The most pressing question here: is tofu ultra-processed? It's a protein isolate prepared by a solution-precipitation process. If you replace the tofu salts (calcium sulfate and similar) with ethanol (an anti-solvent for proteins) you get protein powder. This is not the most efficient way make protein powder, but the point is that on the one hand you have a traditional centuries-old process, and on the other you have what seems to be a sine qua non of ultraprocessed food, and the difference is... ethanol.

Beyond Meat, which contains... dietary fiber... is part of a particular subset of highly processed foods that are trying to be healthy. If you see "chicory root extract" on a food's ingredients label, it's probably in this club. This is a telltale sign of spiking the dietary fiber content. (Beyond Meat does not contain chicory; its fiber is from peas.)

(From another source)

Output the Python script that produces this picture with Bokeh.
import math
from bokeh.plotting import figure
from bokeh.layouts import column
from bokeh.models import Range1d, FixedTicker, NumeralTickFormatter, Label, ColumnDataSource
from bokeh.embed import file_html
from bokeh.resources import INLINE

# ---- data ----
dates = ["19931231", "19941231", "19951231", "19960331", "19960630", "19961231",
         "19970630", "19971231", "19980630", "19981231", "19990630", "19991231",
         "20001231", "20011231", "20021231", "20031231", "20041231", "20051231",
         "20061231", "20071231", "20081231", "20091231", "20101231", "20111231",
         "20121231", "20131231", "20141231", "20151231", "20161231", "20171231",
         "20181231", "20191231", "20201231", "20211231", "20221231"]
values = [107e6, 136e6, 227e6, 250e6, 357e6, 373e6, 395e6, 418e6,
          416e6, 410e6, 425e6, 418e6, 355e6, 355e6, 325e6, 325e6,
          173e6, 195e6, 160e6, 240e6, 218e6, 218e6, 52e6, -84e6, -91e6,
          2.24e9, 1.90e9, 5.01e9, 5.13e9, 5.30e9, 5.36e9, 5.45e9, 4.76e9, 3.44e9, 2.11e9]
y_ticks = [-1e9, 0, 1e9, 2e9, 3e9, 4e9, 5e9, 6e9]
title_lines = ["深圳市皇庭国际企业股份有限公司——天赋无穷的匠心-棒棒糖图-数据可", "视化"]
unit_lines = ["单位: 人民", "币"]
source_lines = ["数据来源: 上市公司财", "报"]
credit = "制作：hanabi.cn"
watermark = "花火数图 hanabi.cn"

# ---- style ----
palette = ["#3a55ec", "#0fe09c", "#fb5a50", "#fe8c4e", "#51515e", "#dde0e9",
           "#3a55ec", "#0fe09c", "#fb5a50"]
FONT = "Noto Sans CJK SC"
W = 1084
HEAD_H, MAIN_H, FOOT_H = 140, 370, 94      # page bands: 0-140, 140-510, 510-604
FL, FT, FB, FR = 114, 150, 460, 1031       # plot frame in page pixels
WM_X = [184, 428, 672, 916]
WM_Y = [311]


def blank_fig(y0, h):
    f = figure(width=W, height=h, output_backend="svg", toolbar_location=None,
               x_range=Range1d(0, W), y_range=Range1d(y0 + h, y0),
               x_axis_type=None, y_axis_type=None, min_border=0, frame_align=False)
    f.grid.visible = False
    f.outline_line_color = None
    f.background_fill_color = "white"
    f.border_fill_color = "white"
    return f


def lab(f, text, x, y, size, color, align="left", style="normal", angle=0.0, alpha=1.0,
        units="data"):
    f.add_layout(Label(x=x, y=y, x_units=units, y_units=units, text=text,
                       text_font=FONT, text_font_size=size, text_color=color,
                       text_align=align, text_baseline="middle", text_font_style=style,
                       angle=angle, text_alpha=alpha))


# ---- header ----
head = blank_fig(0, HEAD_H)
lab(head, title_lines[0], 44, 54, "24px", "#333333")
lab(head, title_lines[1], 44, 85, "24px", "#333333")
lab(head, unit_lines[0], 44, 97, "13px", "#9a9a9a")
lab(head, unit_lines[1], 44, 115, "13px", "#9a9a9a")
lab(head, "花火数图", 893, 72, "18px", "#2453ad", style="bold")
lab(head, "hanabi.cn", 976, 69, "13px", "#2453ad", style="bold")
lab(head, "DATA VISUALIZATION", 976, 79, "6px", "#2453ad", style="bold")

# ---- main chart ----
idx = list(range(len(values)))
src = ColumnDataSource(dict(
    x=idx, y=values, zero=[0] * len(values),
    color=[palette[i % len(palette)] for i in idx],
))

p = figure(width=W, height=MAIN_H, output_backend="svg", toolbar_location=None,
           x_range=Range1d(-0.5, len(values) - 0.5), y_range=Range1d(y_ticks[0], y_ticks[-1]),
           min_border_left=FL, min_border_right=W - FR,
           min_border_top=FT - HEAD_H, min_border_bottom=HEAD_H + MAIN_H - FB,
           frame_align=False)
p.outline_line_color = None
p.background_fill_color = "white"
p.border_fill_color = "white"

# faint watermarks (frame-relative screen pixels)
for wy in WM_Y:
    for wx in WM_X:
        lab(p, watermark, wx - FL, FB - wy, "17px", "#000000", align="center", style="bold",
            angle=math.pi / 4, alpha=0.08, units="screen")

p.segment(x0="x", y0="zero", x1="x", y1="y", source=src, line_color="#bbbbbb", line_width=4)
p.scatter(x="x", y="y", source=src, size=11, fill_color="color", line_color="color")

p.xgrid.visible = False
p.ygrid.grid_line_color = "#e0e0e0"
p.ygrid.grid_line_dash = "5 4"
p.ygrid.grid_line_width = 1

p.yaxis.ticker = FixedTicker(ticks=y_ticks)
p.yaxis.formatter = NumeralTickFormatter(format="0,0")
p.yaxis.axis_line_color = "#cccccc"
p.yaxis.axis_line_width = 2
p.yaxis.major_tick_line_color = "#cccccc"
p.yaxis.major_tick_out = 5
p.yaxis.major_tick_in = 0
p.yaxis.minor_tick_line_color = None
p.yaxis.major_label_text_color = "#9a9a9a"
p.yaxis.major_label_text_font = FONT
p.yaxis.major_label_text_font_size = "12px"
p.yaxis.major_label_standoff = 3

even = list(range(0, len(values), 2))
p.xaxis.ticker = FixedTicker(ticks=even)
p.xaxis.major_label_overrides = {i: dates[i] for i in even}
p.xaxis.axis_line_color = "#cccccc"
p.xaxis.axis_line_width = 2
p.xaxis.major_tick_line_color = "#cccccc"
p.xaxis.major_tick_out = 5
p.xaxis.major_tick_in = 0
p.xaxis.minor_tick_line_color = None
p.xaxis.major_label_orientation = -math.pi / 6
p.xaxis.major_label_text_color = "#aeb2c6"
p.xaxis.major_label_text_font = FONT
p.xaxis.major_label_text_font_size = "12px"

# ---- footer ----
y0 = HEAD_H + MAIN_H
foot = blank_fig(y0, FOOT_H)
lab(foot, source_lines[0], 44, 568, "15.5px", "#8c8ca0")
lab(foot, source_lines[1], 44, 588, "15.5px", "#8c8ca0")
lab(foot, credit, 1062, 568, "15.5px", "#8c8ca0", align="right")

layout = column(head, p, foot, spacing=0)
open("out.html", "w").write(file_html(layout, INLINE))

Most ultra-processed foods are not trying to be healthy. They are designed to be addictive. It's a little bit like the old kerfuffle over "weapons-grade" encryption being restricted for export. The technology can be useful for military purposes, but encryption is not a weapon per se.

The critical diversion is not from meat to processed foods, but from the practice of deliberately engineering addictive foods to the techniques that facilitate it. The food product companies would like you to look anywhere other than their intentions, because they can always change the how and what in pursuit of them. They will always be happy to ostentatiously move away from the old way of making a bag of chips you can't put down, to the new way of making a bag of chips you can't put down. The root of the problem is the incentive structure.

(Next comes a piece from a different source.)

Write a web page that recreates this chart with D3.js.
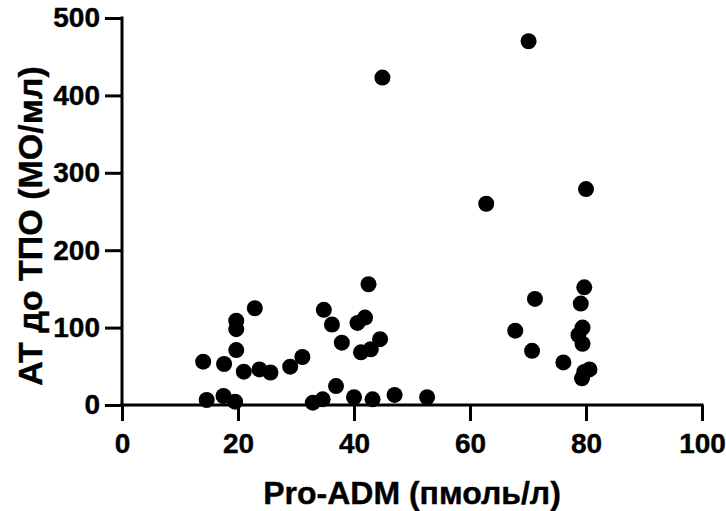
<!DOCTYPE html>
<html>
<head>
<meta charset="utf-8">
<script src="https://cdn.jsdelivr.net/npm/d3@7"></script>
<style>
  html, body { margin: 0; padding: 0; background: #fff; }
  text { font-family: "Liberation Sans", Arial, sans-serif; font-weight: bold; stroke: #000; stroke-width: 0.4px; }
</style>
</head>
<body>
<svg id="chart" width="726" height="511"></svg>
<script>
const proADM = [14.0, 14.6, 17.5, 19.5, 17.6, 19.7, 19.7, 19.7, 21.0, 22.9, 23.7, 25.6, 29.0, 31.1, 32.9,
  42.5, 34.8, 36.2, 40.6, 41.9, 37.9, 44.5, 41.2, 42.9, 36.9, 34.6, 40.0, 43.2, 47.0, 52.6,
  62.8, 80.0, 79.7, 71.2, 79.1, 67.8, 79.4, 78.7, 79.4, 70.7, 76.1, 80.6, 79.7, 79.3, 44.9, 70.1];
const atTPO = [56, 6.5, 11.6, 4.3, 53, 109, 98, 71, 43, 125, 46, 42, 49.5, 62, 3,
  156, 123, 104, 106, 113, 80.5, 85, 68, 72, 24.5, 7.3, 10, 7.3, 13, 10,
  260, 279, 152, 137, 131, 96, 100, 90.4, 79, 70, 55, 46, 42.6, 34.4, 423, 470];
const xTicks = [0, 20, 40, 60, 80, 100];
const yTicks = [0, 100, 200, 300, 400, 500];
const xTitle = "Pro-ADM (пмоль/л)";
const yTitle = "АТ до ТПО (МО/мл)";

const svg = d3.select("#chart");
const x = d3.scaleLinear().domain([0, 100]).range([122, 702]);
const y = d3.scaleLinear().domain([0, 500]).range([405, 18]);

const xAxis = svg.append("g").attr("transform", "translate(0,405)")
  .call(d3.axisBottom(x).tickValues(xTicks).tickSize(16).tickPadding(12).tickSizeOuter(0));
const yAxis = svg.append("g").attr("transform", "translate(122,0)")
  .call(d3.axisLeft(y).tickValues(yTicks).tickSize(17).tickPadding(5).tickSizeOuter(0));

[xAxis, yAxis].forEach(g => {
  g.select(".domain").attr("stroke", "#000").attr("stroke-width", 3);
  g.selectAll(".tick line").attr("stroke", "#000").attr("stroke-width", 3);
  g.selectAll(".tick text").attr("fill", "#000").style("font-size", "28px");
});
xAxis.select(".domain").attr("d", `M${x(0)-1.5},0H${x(100)+1.5}`);
yAxis.select(".domain").attr("d", `M0,${y(0)+1.5}V${y(500)-1.5}`);

svg.append("g").selectAll("circle")
  .data(proADM.map((v, i) => [v, atTPO[i]]))
  .join("circle")
  .attr("cx", d => x(d[0]))
  .attr("cy", d => y(d[1]))
  .attr("r", 8)
  .attr("fill", "#000");

svg.append("text")
  .attr("x", 412).attr("y", 504)
  .attr("text-anchor", "middle")
  .style("font-size", "32px")
  .text(xTitle);

svg.append("text")
  .attr("transform", "translate(42,226) rotate(-90)")
  .attr("text-anchor", "middle")
  .style("font-size", "34px")
  .text(yTitle);
</script>
</body>
</html>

cameldrv 3 days ago | parent | next [-]

Their intentions sort of don't matter. The food company and the grocery store are businesses, and the idea that a business should exist for anything except profit has become less fashionable. In any case, there are enough business owners/executives who believe this, and are not punished for it, that they will outcompete you if you don't.

The way to make a good profit in the food industry is to sell a lot of a product that you can sell for a good price, but have it be very cheap to manufacture. If you take really cheap input material that historically was used mostly for animal feed, like corn or oats, and can do a bunch of food science magic to it to make it very tasty and addictive, you can charge a good price and people will buy lots of it.

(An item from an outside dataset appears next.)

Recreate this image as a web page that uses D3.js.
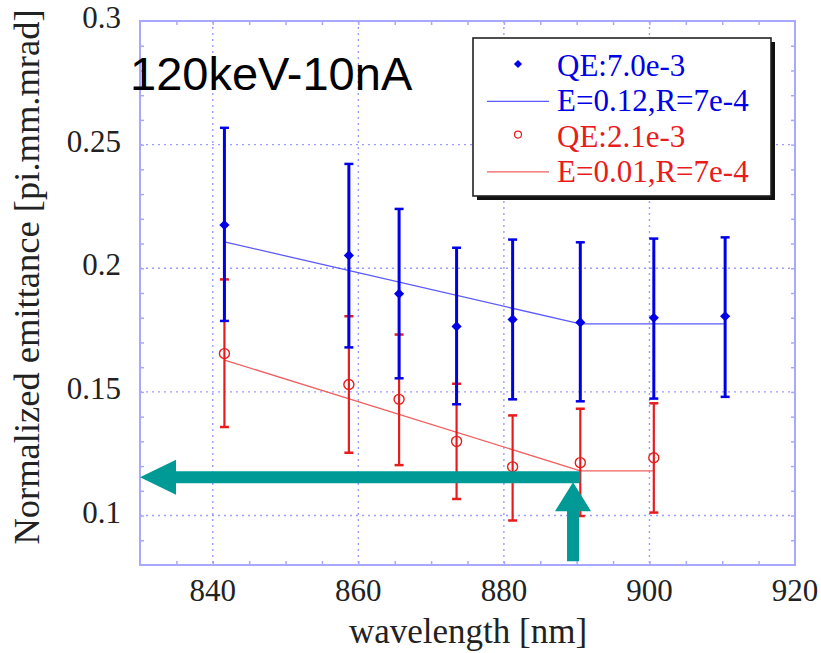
<!DOCTYPE html>
<html>
<head>
<meta charset="utf-8">
<script src="https://cdn.jsdelivr.net/npm/d3@7/dist/d3.min.js"></script>
<style>
  html, body { margin: 0; padding: 0; background: #fff; }
  svg { display: block; }
</style>
</head>
<body>
<svg id="chart" width="821" height="653"></svg>
<script>
// Emittance vs. wavelength, two photocathode QE settings
const xTicks = [840, 860, 880, 900, 920];
const yTicks = [0.1, 0.15, 0.2, 0.25, 0.3];
const yTickLabels = ["0.1", "0.15", "0.2", "0.25", "0.3"];

// QE 7.0e-3 (filled diamonds)
const waveHigh = [841.6, 858.7, 865.6, 873.5, 881.2, 890.5, 900.6, 910.4];
const emitHigh = [0.2175, 0.2052, 0.1897, 0.1765, 0.1793, 0.1781, 0.1800, 0.1806];
const loHigh   = [0.1787, 0.1680, 0.1555, 0.1450, 0.1470, 0.1462, 0.1473, 0.1480];
const hiHigh   = [0.2568, 0.2422, 0.2240, 0.2083, 0.2116, 0.2105, 0.2120, 0.2125];

// QE 2.1e-3 (open circles)
const waveLow = [841.6, 858.7, 865.6, 873.5, 881.2, 890.5, 900.6];
const emitLow = [0.1655, 0.1530, 0.1470, 0.1300, 0.1197, 0.1214, 0.1234];
const loLow   = [0.1358, 0.1254, 0.1204, 0.1067, 0.0980, 0.0998, 0.1012];
const hiLow   = [0.1955, 0.1806, 0.1732, 0.1533, 0.1405, 0.1432, 0.1454];

// Model curves
const fitHighX = [841.6, 890.5, 910.4];
const fitHighY = [0.2107, 0.1775, 0.1775];
const fitLowX  = [841.6, 890.5, 900.6];
const fitLowY  = [0.1629, 0.1181, 0.1181];

// Annotation arrows: [from, to] in data coordinates
const arrowH = [[890.5, 0.1155], [830.0, 0.1155]];
const arrowV = [[889.5, 0.0815], [889.5, 0.1135]];

const legendItems = [
  { label: "QE:7.0e-3",      color: "#0000e6", kind: "diamond" },
  { label: "E=0.12,R=7e-4",  color: "#0000e6", kind: "line" },
  { label: "QE:2.1e-3",      color: "#e81c1c", kind: "circle" },
  { label: "E=0.01,R=7e-4",  color: "#e81c1c", kind: "line" }
];

const BLUE = "#0000e6", RED = "#e81c1c", TEAL = "#009a96";
const FRAME = "#a8a8ff", GRID = "#9c9cff";
const serif = "'Liberation Serif','Times New Roman',serif";

const svg = d3.select("#chart");
const L = 140, R = 795, T = 21, B = 565;
const x = d3.scaleLinear().domain([830, 920]).range([L, R]);
const y = d3.scaleLinear().domain([0.08, 0.3]).range([B, T]);

// grid
const g = svg.append("g");
g.selectAll("line.gx").data(xTicks.filter(v => v < 920)).join("line")
  .attr("x1", d => x(d)).attr("x2", d => x(d)).attr("y1", T).attr("y2", B)
  .attr("stroke", GRID).attr("stroke-width", 1.4).attr("stroke-dasharray", "2,4");
g.selectAll("line.gy").data(yTicks.filter(v => v < 0.3)).join("line")
  .attr("y1", d => y(d)).attr("y2", d => y(d)).attr("x1", L).attr("x2", R)
  .attr("stroke", GRID).attr("stroke-width", 1.4).attr("stroke-dasharray", "2,4");

// axes: ticks point inward on all four sides
const xMinor = d3.range(835, 920, 5);
const yMinor = d3.range(9, 30).map(v => v / 100);
const axB = d3.axisBottom(x).tickValues(xMinor).tickSize(-4).tickFormat("");
const axT = d3.axisTop(x).tickValues(xMinor).tickSize(-4).tickFormat("");
const axL = d3.axisLeft(y).tickValues(yMinor).tickSize(-4).tickFormat("");
const axR = d3.axisRight(y).tickValues(yMinor).tickSize(-4).tickFormat("");
[[axB, `translate(0,${B})`], [axT, `translate(0,${T})`],
 [axL, `translate(${L},0)`], [axR, `translate(${R},0)`]].forEach(([ax, tr]) => {
  const a = svg.append("g").attr("transform", tr).call(ax);
  a.select(".domain").remove();
  a.selectAll("line").attr("stroke", FRAME).attr("stroke-width", 1.5);
});
svg.append("rect").attr("x", L).attr("y", T).attr("width", R - L).attr("height", B - T)
  .attr("fill", "none").attr("stroke", FRAME).attr("stroke-width", 2);

// tick labels
svg.append("g").selectAll("text").data(xTicks).join("text")
  .attr("x", d => x(d)).attr("y", 601).attr("text-anchor", "middle")
  .attr("font-family", serif).attr("font-size", 31).attr("fill", "#222")
  .text(d => d);
svg.append("g").selectAll("text").data(yTicks).join("text")
  .attr("x", 121).attr("y", d => y(d) + 7).attr("text-anchor", "end")
  .attr("font-family", serif).attr("font-size", 31).attr("fill", "#222")
  .text((d, i) => yTickLabels[i]);

// axis titles
svg.append("text").attr("x", 468).attr("y", 643).attr("text-anchor", "middle")
  .attr("font-family", serif).attr("font-size", 35).attr("fill", "#222")
  .text("wavelength [nm]");
svg.append("text").attr("transform", "translate(39,277) rotate(-90)")
  .attr("text-anchor", "middle")
  .attr("font-family", serif).attr("font-size", 36.5).attr("fill", "#222")
  .text("Normalized emittance [pi.mm.mrad]");

// model lines
const line = d3.line().x(d => x(d[0])).y(d => y(d[1]));
svg.append("path").datum(fitHighX.map((v, i) => [v, fitHighY[i]]))
  .attr("d", line).attr("fill", "none").attr("stroke", "#5a5aff").attr("stroke-width", 1.3);
svg.append("path").datum(fitLowX.map((v, i) => [v, fitLowY[i]]))
  .attr("d", line).attr("fill", "none").attr("stroke", "#f06060").attr("stroke-width", 1.3);

// error bars
function errorBars(xs, lo, hi, color, w) {
  const eg = svg.append("g").attr("stroke", color).attr("stroke-width", w);
  xs.forEach((v, i) => {
    const cx = x(v);
    eg.append("line").attr("x1", cx).attr("x2", cx).attr("y1", y(lo[i])).attr("y2", y(hi[i]));
    [lo[i], hi[i]].forEach(e => eg.append("line")
      .attr("x1", cx - 4.5).attr("x2", cx + 4.5).attr("y1", y(e)).attr("y2", y(e))
      .attr("stroke-width", 2.5));
  });
}
errorBars(waveLow, loLow, hiLow, RED, 2.2);
errorBars(waveHigh, loHigh, hiHigh, BLUE, 3);

// markers: a square turned 45° gives an even diamond
const diamond = d3.symbol().type(d3.symbolSquare).size(52);
svg.append("g").selectAll("path").data(waveHigh).join("path")
  .attr("transform", (d, i) => `translate(${x(d)},${y(emitHigh[i])}) rotate(45)`)
  .attr("d", diamond).attr("fill", BLUE);
svg.append("g").selectAll("circle").data(waveLow).join("circle")
  .attr("cx", d => x(d)).attr("cy", (d, i) => y(emitLow[i])).attr("r", 5)
  .attr("fill", "none").attr("stroke", RED).attr("stroke-width", 1.4);

// teal arrows
function arrow(p0, p1, hl, hh) {
  const x0 = x(p0[0]), y0 = y(p0[1]), x1 = x(p1[0]), y1 = y(p1[1]);
  const len = Math.hypot(x1 - x0, y1 - y0), ux = (x1 - x0) / len, uy = (y1 - y0) / len;
  const nx = -uy, ny = ux, hw = 6;
  const bx = x1 - ux * hl, by = y1 - uy * hl;
  const pts = [
    [x0 + nx * hw, y0 + ny * hw], [bx + nx * hw, by + ny * hw], [bx + nx * hh, by + ny * hh],
    [x1, y1], [bx - nx * hh, by - ny * hh], [bx - nx * hw, by - ny * hw], [x0 - nx * hw, y0 - ny * hw]
  ];
  svg.append("polygon").attr("points", pts.map(p => p.join(",")).join(" ")).attr("fill", TEAL);
}
arrow(arrowH[0], arrowH[1], 36, 17.5);
arrow(arrowV[0], arrowV[1], 29, 18);

// title
svg.append("text").attr("x", 130).attr("y", 90)
  .attr("font-family", "'Liberation Sans',Arial,sans-serif").attr("font-size", 47)
  .attr("fill", "#000").text("120keV-10nA");

// legend
const lg = svg.append("g").attr("transform", "translate(473,38)");
lg.append("rect").attr("x", 4).attr("y", 4).attr("width", 298).attr("height", 158).attr("fill", "#111");
lg.append("rect").attr("x", 0).attr("y", 0).attr("width", 298).attr("height", 158)
  .attr("fill", "#fff").attr("stroke", "#222").attr("stroke-width", 1.6);
legendItems.forEach((it, i) => {
  const cy = 26 + i * 35.3;
  const row = lg.append("g");
  if (it.kind === "line") {
    row.append("line").attr("x1", 14).attr("x2", 76).attr("y1", cy + 2).attr("y2", cy + 2)
      .attr("stroke", it.color === BLUE ? "#5a5aff" : "#f06060").attr("stroke-width", 1.3);
  } else if (it.kind === "diamond") {
    row.append("path").attr("transform", `translate(45,${cy}) rotate(45)`)
      .attr("d", d3.symbol().type(d3.symbolSquare).size(34)).attr("fill", it.color);
  } else {
    row.append("circle").attr("cx", 45).attr("cy", cy).attr("r", 3.5)
      .attr("fill", "none").attr("stroke", it.color).attr("stroke-width", 1.2);
  }
  row.append("text").attr("x", 84).attr("y", cy + 12)
    .attr("font-family", serif).attr("font-size", 31).attr("fill", it.color).text(it.label);
});
</script>
</body>
</html>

The problem with ultraprocessed foods is simply that the manufacturer has been given too many free parameters, and if they get enough they can find something addictive and unhealthy. Since shelf space on grocery store shelves is allocated based on sales, the shelves will be filled with addictive food. This is even true of the produce section. Fruits and vegetables are bred to increase their sugar content, reduce bitterness, etc. Luckily breeding fruit trees is more time consuming and less controllable than all of the chemistry that can happen in a potato chip factory. We will see how this holds up as genetic engineering becomes more predictable.

Anyhow the only solution we've really come up with to this social problem is to change our brains with Glucagon Like Peptides to be less susceptible to these tricks. We will see how long that is able to keep ahead of the food companies.

buu700 3 days ago | parent | prev [-]

That's an interesting question. Based on Grok's analysis, the answer isn't that tofu is UPF, but that your particular proposed method of creating a protein powder would not be UPF. Unless you followed that process with "additional steps like centrifugation, pH adjustment, spray-drying, and stabilizers", as would typically be involved in production of commercial powders, it would remain in Nova group 3 like tofu. (Whether it would be a particularly palatable or mixable protein powder is obviously another matter entirely.)

Of course I agree with the rest of your point, which is similar to what I was saying. (I also chuckled at your choice of analogy, as a founder of an encryption startup.) I have a lot of thoughts on the incentive structure[1], which I would dramatically overhaul given the option.